▶ _Task details_: Without the pictures, set down every line of the data exactly.

▶ _Information shown_:
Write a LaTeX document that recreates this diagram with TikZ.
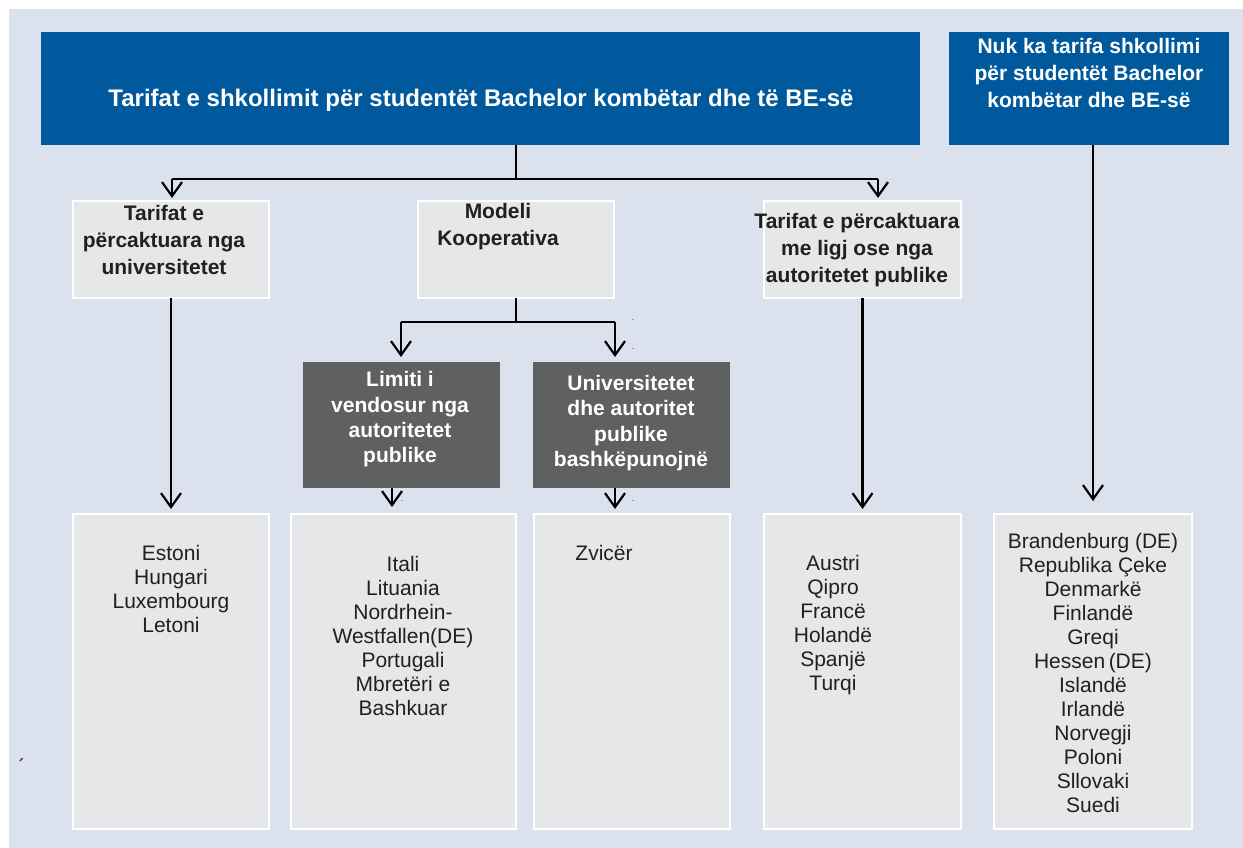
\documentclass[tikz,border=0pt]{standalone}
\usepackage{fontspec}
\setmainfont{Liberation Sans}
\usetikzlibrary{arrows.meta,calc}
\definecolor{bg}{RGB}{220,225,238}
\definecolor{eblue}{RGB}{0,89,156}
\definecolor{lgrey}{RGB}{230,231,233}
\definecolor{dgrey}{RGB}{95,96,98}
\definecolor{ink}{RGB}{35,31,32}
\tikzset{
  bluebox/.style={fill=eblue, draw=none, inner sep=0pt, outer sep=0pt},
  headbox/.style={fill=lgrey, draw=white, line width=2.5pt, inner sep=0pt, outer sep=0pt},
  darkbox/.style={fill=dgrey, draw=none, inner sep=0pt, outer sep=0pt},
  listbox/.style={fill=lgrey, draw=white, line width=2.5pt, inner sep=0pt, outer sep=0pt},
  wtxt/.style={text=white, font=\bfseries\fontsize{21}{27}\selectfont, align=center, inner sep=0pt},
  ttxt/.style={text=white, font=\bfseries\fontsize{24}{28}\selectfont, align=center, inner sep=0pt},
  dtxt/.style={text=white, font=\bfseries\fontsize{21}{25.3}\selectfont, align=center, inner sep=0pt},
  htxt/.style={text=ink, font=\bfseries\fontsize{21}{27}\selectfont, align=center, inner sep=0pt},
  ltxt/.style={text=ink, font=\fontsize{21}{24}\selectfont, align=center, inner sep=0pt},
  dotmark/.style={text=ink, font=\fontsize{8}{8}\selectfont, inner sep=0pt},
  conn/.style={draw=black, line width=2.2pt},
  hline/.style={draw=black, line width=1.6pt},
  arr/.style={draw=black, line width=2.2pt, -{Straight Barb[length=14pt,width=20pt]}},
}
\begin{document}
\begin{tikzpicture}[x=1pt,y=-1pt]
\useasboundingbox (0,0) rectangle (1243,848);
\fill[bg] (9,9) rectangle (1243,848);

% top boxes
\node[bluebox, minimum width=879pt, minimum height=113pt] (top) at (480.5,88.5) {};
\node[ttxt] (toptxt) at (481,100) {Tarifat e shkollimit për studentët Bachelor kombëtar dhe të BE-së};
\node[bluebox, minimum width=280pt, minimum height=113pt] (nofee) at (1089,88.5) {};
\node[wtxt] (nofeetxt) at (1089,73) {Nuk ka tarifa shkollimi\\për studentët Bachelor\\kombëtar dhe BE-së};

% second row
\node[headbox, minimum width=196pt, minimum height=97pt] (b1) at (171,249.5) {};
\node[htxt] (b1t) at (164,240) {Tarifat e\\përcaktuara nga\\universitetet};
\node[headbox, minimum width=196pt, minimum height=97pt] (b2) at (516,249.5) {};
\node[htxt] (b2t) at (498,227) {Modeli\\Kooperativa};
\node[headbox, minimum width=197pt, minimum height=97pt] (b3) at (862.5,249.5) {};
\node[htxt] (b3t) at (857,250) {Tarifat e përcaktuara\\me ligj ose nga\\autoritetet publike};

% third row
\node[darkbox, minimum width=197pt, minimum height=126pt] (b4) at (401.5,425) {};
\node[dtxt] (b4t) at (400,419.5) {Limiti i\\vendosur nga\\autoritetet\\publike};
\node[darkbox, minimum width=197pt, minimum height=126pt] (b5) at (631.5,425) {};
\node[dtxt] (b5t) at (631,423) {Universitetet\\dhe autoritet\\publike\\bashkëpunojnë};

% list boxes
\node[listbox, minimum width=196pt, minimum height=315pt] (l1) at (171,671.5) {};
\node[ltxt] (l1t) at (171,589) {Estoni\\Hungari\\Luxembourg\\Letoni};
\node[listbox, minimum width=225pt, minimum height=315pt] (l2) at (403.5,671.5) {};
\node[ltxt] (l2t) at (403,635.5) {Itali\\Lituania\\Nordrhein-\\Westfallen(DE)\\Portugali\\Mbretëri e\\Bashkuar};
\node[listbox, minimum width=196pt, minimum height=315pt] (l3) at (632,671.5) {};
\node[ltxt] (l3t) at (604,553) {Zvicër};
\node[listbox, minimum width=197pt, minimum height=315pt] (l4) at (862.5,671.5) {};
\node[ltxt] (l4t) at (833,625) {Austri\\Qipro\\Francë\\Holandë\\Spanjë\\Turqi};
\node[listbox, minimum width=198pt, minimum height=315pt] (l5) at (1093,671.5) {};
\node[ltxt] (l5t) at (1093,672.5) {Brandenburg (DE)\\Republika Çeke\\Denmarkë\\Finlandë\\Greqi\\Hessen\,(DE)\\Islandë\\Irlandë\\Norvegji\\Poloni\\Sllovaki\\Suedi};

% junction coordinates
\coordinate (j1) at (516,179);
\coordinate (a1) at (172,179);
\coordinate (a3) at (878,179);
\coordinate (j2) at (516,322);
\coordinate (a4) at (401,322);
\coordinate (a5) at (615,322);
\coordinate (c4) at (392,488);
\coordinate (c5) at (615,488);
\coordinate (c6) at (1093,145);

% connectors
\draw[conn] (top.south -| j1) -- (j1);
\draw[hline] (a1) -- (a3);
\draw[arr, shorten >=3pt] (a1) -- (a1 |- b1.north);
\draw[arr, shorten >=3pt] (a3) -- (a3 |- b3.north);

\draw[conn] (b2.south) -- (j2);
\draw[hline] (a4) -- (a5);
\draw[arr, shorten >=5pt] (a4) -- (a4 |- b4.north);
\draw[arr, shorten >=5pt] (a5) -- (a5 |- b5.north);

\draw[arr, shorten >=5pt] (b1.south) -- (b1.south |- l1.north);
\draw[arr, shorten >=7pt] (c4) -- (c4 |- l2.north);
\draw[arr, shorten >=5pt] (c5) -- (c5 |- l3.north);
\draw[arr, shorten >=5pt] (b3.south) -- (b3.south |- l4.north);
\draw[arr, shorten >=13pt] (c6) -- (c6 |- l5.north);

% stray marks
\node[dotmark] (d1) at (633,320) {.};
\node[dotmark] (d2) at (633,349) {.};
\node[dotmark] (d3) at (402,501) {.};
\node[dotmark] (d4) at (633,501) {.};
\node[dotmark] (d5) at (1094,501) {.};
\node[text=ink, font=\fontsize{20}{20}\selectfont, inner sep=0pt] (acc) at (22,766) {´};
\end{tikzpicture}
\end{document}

▶ _Finished exercise_:
Write a LaTeX document that recreates this diagram with TikZ.
\documentclass[tikz,border=0pt]{standalone}
\usepackage{fontspec}
\setmainfont{Liberation Sans}
\usetikzlibrary{arrows.meta,calc}
\definecolor{bg}{RGB}{220,225,238}
\definecolor{eblue}{RGB}{0,89,156}
\definecolor{lgrey}{RGB}{230,231,233}
\definecolor{dgrey}{RGB}{95,96,98}
\definecolor{ink}{RGB}{35,31,32}
\tikzset{
  bluebox/.style={fill=eblue, draw=none, inner sep=0pt, outer sep=0pt},
  headbox/.style={fill=lgrey, draw=white, line width=2.5pt, inner sep=0pt, outer sep=0pt},
  darkbox/.style={fill=dgrey, draw=none, inner sep=0pt, outer sep=0pt},
  listbox/.style={fill=lgrey, draw=white, line width=2.5pt, inner sep=0pt, outer sep=0pt},
  wtxt/.style={text=white, font=\bfseries\fontsize{21}{27}\selectfont, align=center, inner sep=0pt},
  ttxt/.style={text=white, font=\bfseries\fontsize{24}{28}\selectfont, align=center, inner sep=0pt},
  dtxt/.style={text=white, font=\bfseries\fontsize{21}{25.3}\selectfont, align=center, inner sep=0pt},
  htxt/.style={text=ink, font=\bfseries\fontsize{21}{27}\selectfont, align=center, inner sep=0pt},
  ltxt/.style={text=ink, font=\fontsize{21}{24}\selectfont, align=center, inner sep=0pt},
  dotmark/.style={text=ink, font=\fontsize{8}{8}\selectfont, inner sep=0pt},
  conn/.style={draw=black, line width=2.2pt},
  hline/.style={draw=black, line width=1.6pt},
  arr/.style={draw=black, line width=2.2pt, -{Straight Barb[length=14pt,width=20pt]}},
}
\begin{document}
\begin{tikzpicture}[x=1pt,y=-1pt]
\useasboundingbox (0,0) rectangle (1243,848);
\fill[bg] (9,9) rectangle (1243,848);

% top boxes
\node[bluebox, minimum width=879pt, minimum height=113pt] (top) at (480.5,88.5) {};
\node[ttxt] (toptxt) at (481,100) {Tarifat e shkollimit për studentët Bachelor kombëtar dhe të BE-së};
\node[bluebox, minimum width=280pt, minimum height=113pt] (nofee) at (1089,88.5) {};
\node[wtxt] (nofeetxt) at (1089,73) {Nuk ka tarifa shkollimi\\për studentët Bachelor\\kombëtar dhe BE-së};

% second row
\node[headbox, minimum width=196pt, minimum height=97pt] (b1) at (171,249.5) {};
\node[htxt] (b1t) at (164,240) {Tarifat e\\përcaktuara nga\\universitetet};
\node[headbox, minimum width=196pt, minimum height=97pt] (b2) at (516,249.5) {};
\node[htxt] (b2t) at (498,227) {Modeli\\Kooperativa};
\node[headbox, minimum width=197pt, minimum height=97pt] (b3) at (862.5,249.5) {};
\node[htxt] (b3t) at (857,250) {Tarifat e përcaktuara\\me ligj ose nga\\autoritetet publike};

% third row
\node[darkbox, minimum width=197pt, minimum height=126pt] (b4) at (401.5,425) {};
\node[dtxt] (b4t) at (400,419.5) {Limiti i\\vendosur nga\\autoritetet\\publike};
\node[darkbox, minimum width=197pt, minimum height=126pt] (b5) at (631.5,425) {};
\node[dtxt] (b5t) at (631,423) {Universitetet\\dhe autoritet\\publike\\bashkëpunojnë};

% list boxes
\node[listbox, minimum width=196pt, minimum height=315pt] (l1) at (171,671.5) {};
\node[ltxt] (l1t) at (171,589) {Estoni\\Hungari\\Luxembourg\\Letoni};
\node[listbox, minimum width=225pt, minimum height=315pt] (l2) at (403.5,671.5) {};
\node[ltxt] (l2t) at (403,635.5) {Itali\\Lituania\\Nordrhein-\\Westfallen(DE)\\Portugali\\Mbretëri e\\Bashkuar};
\node[listbox, minimum width=196pt, minimum height=315pt] (l3) at (632,671.5) {};
\node[ltxt] (l3t) at (604,553) {Zvicër};
\node[listbox, minimum width=197pt, minimum height=315pt] (l4) at (862.5,671.5) {};
\node[ltxt] (l4t) at (833,625) {Austri\\Qipro\\Francë\\Holandë\\Spanjë\\Turqi};
\node[listbox, minimum width=198pt, minimum height=315pt] (l5) at (1093,671.5) {};
\node[ltxt] (l5t) at (1093,672.5) {Brandenburg (DE)\\Republika Çeke\\Denmarkë\\Finlandë\\Greqi\\Hessen\,(DE)\\Islandë\\Irlandë\\Norvegji\\Poloni\\Sllovaki\\Suedi};

% junction coordinates
\coordinate (j1) at (516,179);
\coordinate (a1) at (172,179);
\coordinate (a3) at (878,179);
\coordinate (j2) at (516,322);
\coordinate (a4) at (401,322);
\coordinate (a5) at (615,322);
\coordinate (c4) at (392,488);
\coordinate (c5) at (615,488);
\coordinate (c6) at (1093,145);

% connectors
\draw[conn] (top.south -| j1) -- (j1);
\draw[hline] (a1) -- (a3);
\draw[arr, shorten >=3pt] (a1) -- (a1 |- b1.north);
\draw[arr, shorten >=3pt] (a3) -- (a3 |- b3.north);

\draw[conn] (b2.south) -- (j2);
\draw[hline] (a4) -- (a5);
\draw[arr, shorten >=5pt] (a4) -- (a4 |- b4.north);
\draw[arr, shorten >=5pt] (a5) -- (a5 |- b5.north);

\draw[arr, shorten >=5pt] (b1.south) -- (b1.south |- l1.north);
\draw[arr, shorten >=7pt] (c4) -- (c4 |- l2.north);
\draw[arr, shorten >=5pt] (c5) -- (c5 |- l3.north);
\draw[arr, shorten >=5pt] (b3.south) -- (b3.south |- l4.north);
\draw[arr, shorten >=13pt] (c6) -- (c6 |- l5.north);

% stray marks
\node[dotmark] (d1) at (633,320) {.};
\node[dotmark] (d2) at (633,349) {.};
\node[dotmark] (d3) at (402,501) {.};
\node[dotmark] (d4) at (633,501) {.};
\node[dotmark] (d5) at (1094,501) {.};
\node[text=ink, font=\fontsize{20}{20}\selectfont, inner sep=0pt] (acc) at (22,766) {´};
\end{tikzpicture}
\end{document}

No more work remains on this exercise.